[Start Dataset section]

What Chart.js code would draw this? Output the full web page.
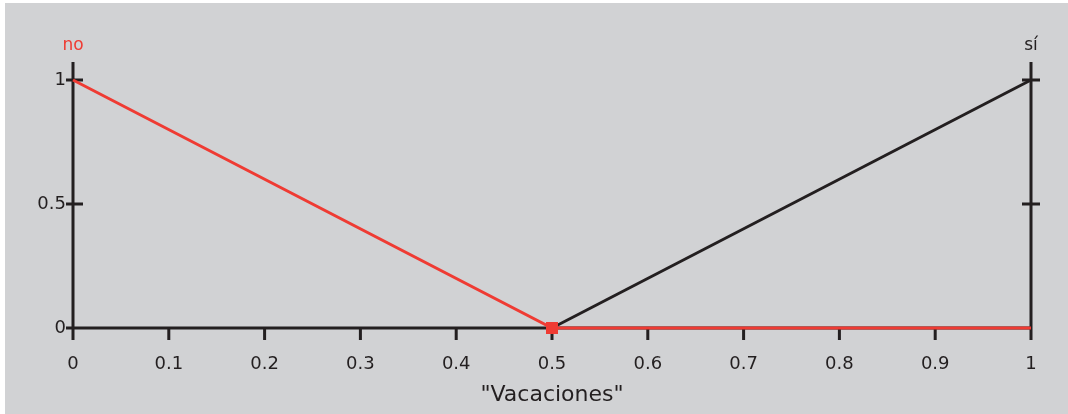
<!DOCTYPE html>
<html>
<head>
<meta charset="utf-8">
<script src="https://cdn.jsdelivr.net/npm/chart.js@4"></script>
<style>
  html, body { margin: 0; padding: 0; background: #ffffff; }
  #wrap { position: absolute; left: 5px; top: 3px; width: 1063px; height: 411px; background: #d1d2d4; }
</style>
</head>
<body>
<div id="wrap"><canvas id="fuzzyChart" width="1063" height="411"></canvas></div>
<script>
// membership data for "Vacaciones"
const xValues = [0, 0.5, 1];
const noValues = [1, 0, 0];
const siValues = [null, 0, 1];
const xTicks = [0, 0.1, 0.2, 0.3, 0.4, 0.5, 0.6, 0.7, 0.8, 0.9, 1];
const yTicks = [0, 0.5, 1];
const setNames = ["no", "sí"];

const RED = "#ef3b33";
const INK = "#231f20";
const FONT = "'DejaVu Sans', sans-serif";

// axes with ticks crossing the line, drawn from the chart's scales
const axesPlugin = {
    id: "crossAxes",
    beforeDatasetsDraw(chart) {
        const ctx = chart.ctx;
        const x = chart.scales.x;
        const y = chart.scales.y;
        const x0 = x.getPixelForValue(0);
        const x1 = x.getPixelForValue(1);
        const y0 = y.getPixelForValue(0);
        const yTop = y.getPixelForValue(1);

        ctx.save();
        ctx.strokeStyle = INK;
        ctx.lineWidth = 3;
        ctx.lineCap = "butt";
        ctx.beginPath();
        // vertical axes
        ctx.moveTo(x0, yTop - 18); ctx.lineTo(x0, y0 + 12);
        ctx.moveTo(x1, yTop - 18); ctx.lineTo(x1, y0 + 12);
        // horizontal axis
        ctx.moveTo(x0, y0); ctx.lineTo(x1, y0);
        // y ticks
        yTicks.forEach(v => {
            const py = y.getPixelForValue(v);
            ctx.moveTo(x0 - 7, py); ctx.lineTo(x0 + 10, py);
            if (v > 0) { ctx.moveTo(x1 - 9, py); ctx.lineTo(x1 + 9, py); }
        });
        // x ticks
        xTicks.forEach(v => {
            const px = x.getPixelForValue(v);
            ctx.moveTo(px, y0); ctx.lineTo(px, y0 + 12);
        });
        ctx.stroke();

        // set names above the axes
        ctx.font = "17px " + FONT;
        ctx.textAlign = "center";
        ctx.textBaseline = "middle";
        ctx.fillStyle = RED;
        ctx.fillText(setNames[0], x0, yTop - 34);
        ctx.fillStyle = INK;
        ctx.fillText(setNames[1], x1, yTop - 34);
        ctx.restore();
    }
};

const ctx = document.getElementById("fuzzyChart").getContext("2d");
new Chart(ctx, {
    type: "line",
    data: {
        datasets: [
            // first dataset is painted last, so the red set sits on top
            {
                label: setNames[0],
                data: xValues.map((v, i) => ({ x: v, y: noValues[i] })),
                borderColor: RED,
                backgroundColor: RED,
                borderWidth: 3,
                pointStyle: "rect",
                pointRadius: c => (c.dataIndex === 1 ? 8.5 : 0),
                pointBackgroundColor: RED,
                pointBorderColor: RED,
                pointBorderWidth: 0,
                clip: false
            },
            {
                label: setNames[1],
                data: xValues.map((v, i) => ({ x: v, y: siValues[i] })),
                borderColor: INK,
                borderWidth: 3,
                pointRadius: 0,
                spanGaps: false,
                clip: false
            }
        ]
    },
    options: {
        responsive: false,
        animation: false,
        layout: { padding: { top: 77, left: 0, right: 0, bottom: 0 } },
        plugins: {
            legend: { display: false },
            tooltip: { enabled: false }
        },
        scales: {
            x: {
                type: "linear",
                min: 0,
                max: 1,
                afterBuildTicks: s => { s.ticks = xTicks.map(v => ({ value: v })); },
                afterFit: s => { s.height = 86; },
                grid: { display: false, drawTicks: false },
                border: { display: false },
                ticks: {
                    color: INK,
                    font: { family: FONT, size: 18 },
                    padding: 26,
                    maxRotation: 0,
                    autoSkip: false,
                    callback: v => String(v)
                },
                title: {
                    display: true,
                    text: "\"Vacaciones\"",
                    color: INK,
                    font: { family: FONT, size: 22 },
                    padding: { top: 0, bottom: 6 }
                }
            },
            y: {
                min: 0,
                max: 1,
                afterBuildTicks: s => { s.ticks = yTicks.map(v => ({ value: v })); },
                afterFit: s => { s.width = 68; },
                grid: { display: false, drawTicks: false },
                border: { display: false },
                ticks: {
                    color: INK,
                    font: { family: FONT, size: 18 },
                    padding: 7,
                    callback: v => String(v)
                }
            },
            y2: {
                position: "right",
                min: 0,
                max: 1,
                afterFit: s => { s.width = 37; },
                grid: { display: false, drawTicks: false },
                border: { display: false },
                ticks: { display: false }
            }
        }
    },
    plugins: [axesPlugin]
});
</script>
</body>
</html>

[End Dataset section]

- _Directive_
Restate the whole listing above exactly, except for its images.

- _Answer to the exercise_
What Chart.js code would draw this? Output the full web page.
<!DOCTYPE html>
<html>
<head>
<meta charset="utf-8">
<script src="https://cdn.jsdelivr.net/npm/chart.js@4"></script>
<style>
  html, body { margin: 0; padding: 0; background: #ffffff; }
  #wrap { position: absolute; left: 5px; top: 3px; width: 1063px; height: 411px; background: #d1d2d4; }
</style>
</head>
<body>
<div id="wrap"><canvas id="fuzzyChart" width="1063" height="411"></canvas></div>
<script>
// membership data for "Vacaciones"
const xValues = [0, 0.5, 1];
const noValues = [1, 0, 0];
const siValues = [null, 0, 1];
const xTicks = [0, 0.1, 0.2, 0.3, 0.4, 0.5, 0.6, 0.7, 0.8, 0.9, 1];
const yTicks = [0, 0.5, 1];
const setNames = ["no", "sí"];

const RED = "#ef3b33";
const INK = "#231f20";
const FONT = "'DejaVu Sans', sans-serif";

// axes with ticks crossing the line, drawn from the chart's scales
const axesPlugin = {
    id: "crossAxes",
    beforeDatasetsDraw(chart) {
        const ctx = chart.ctx;
        const x = chart.scales.x;
        const y = chart.scales.y;
        const x0 = x.getPixelForValue(0);
        const x1 = x.getPixelForValue(1);
        const y0 = y.getPixelForValue(0);
        const yTop = y.getPixelForValue(1);

        ctx.save();
        ctx.strokeStyle = INK;
        ctx.lineWidth = 3;
        ctx.lineCap = "butt";
        ctx.beginPath();
        // vertical axes
        ctx.moveTo(x0, yTop - 18); ctx.lineTo(x0, y0 + 12);
        ctx.moveTo(x1, yTop - 18); ctx.lineTo(x1, y0 + 12);
        // horizontal axis
        ctx.moveTo(x0, y0); ctx.lineTo(x1, y0);
        // y ticks
        yTicks.forEach(v => {
            const py = y.getPixelForValue(v);
            ctx.moveTo(x0 - 7, py); ctx.lineTo(x0 + 10, py);
            if (v > 0) { ctx.moveTo(x1 - 9, py); ctx.lineTo(x1 + 9, py); }
        });
        // x ticks
        xTicks.forEach(v => {
            const px = x.getPixelForValue(v);
            ctx.moveTo(px, y0); ctx.lineTo(px, y0 + 12);
        });
        ctx.stroke();

        // set names above the axes
        ctx.font = "17px " + FONT;
        ctx.textAlign = "center";
        ctx.textBaseline = "middle";
        ctx.fillStyle = RED;
        ctx.fillText(setNames[0], x0, yTop - 34);
        ctx.fillStyle = INK;
        ctx.fillText(setNames[1], x1, yTop - 34);
        ctx.restore();
    }
};

const ctx = document.getElementById("fuzzyChart").getContext("2d");
new Chart(ctx, {
    type: "line",
    data: {
        datasets: [
            // first dataset is painted last, so the red set sits on top
            {
                label: setNames[0],
                data: xValues.map((v, i) => ({ x: v, y: noValues[i] })),
                borderColor: RED,
                backgroundColor: RED,
                borderWidth: 3,
                pointStyle: "rect",
                pointRadius: c => (c.dataIndex === 1 ? 8.5 : 0),
                pointBackgroundColor: RED,
                pointBorderColor: RED,
                pointBorderWidth: 0,
                clip: false
            },
            {
                label: setNames[1],
                data: xValues.map((v, i) => ({ x: v, y: siValues[i] })),
                borderColor: INK,
                borderWidth: 3,
                pointRadius: 0,
                spanGaps: false,
                clip: false
            }
        ]
    },
    options: {
        responsive: false,
        animation: false,
        layout: { padding: { top: 77, left: 0, right: 0, bottom: 0 } },
        plugins: {
            legend: { display: false },
            tooltip: { enabled: false }
        },
        scales: {
            x: {
                type: "linear",
                min: 0,
                max: 1,
                afterBuildTicks: s => { s.ticks = xTicks.map(v => ({ value: v })); },
                afterFit: s => { s.height = 86; },
                grid: { display: false, drawTicks: false },
                border: { display: false },
                ticks: {
                    color: INK,
                    font: { family: FONT, size: 18 },
                    padding: 26,
                    maxRotation: 0,
                    autoSkip: false,
                    callback: v => String(v)
                },
                title: {
                    display: true,
                    text: "\"Vacaciones\"",
                    color: INK,
                    font: { family: FONT, size: 22 },
                    padding: { top: 0, bottom: 6 }
                }
            },
            y: {
                min: 0,
                max: 1,
                afterBuildTicks: s => { s.ticks = yTicks.map(v => ({ value: v })); },
                afterFit: s => { s.width = 68; },
                grid: { display: false, drawTicks: false },
                border: { display: false },
                ticks: {
                    color: INK,
                    font: { family: FONT, size: 18 },
                    padding: 7,
                    callback: v => String(v)
                }
            },
            y2: {
                position: "right",
                min: 0,
                max: 1,
                afterFit: s => { s.width = 37; },
                grid: { display: false, drawTicks: false },
                border: { display: false },
                ticks: { display: false }
            }
        }
    },
    plugins: [axesPlugin]
});
</script>
</body>
</html>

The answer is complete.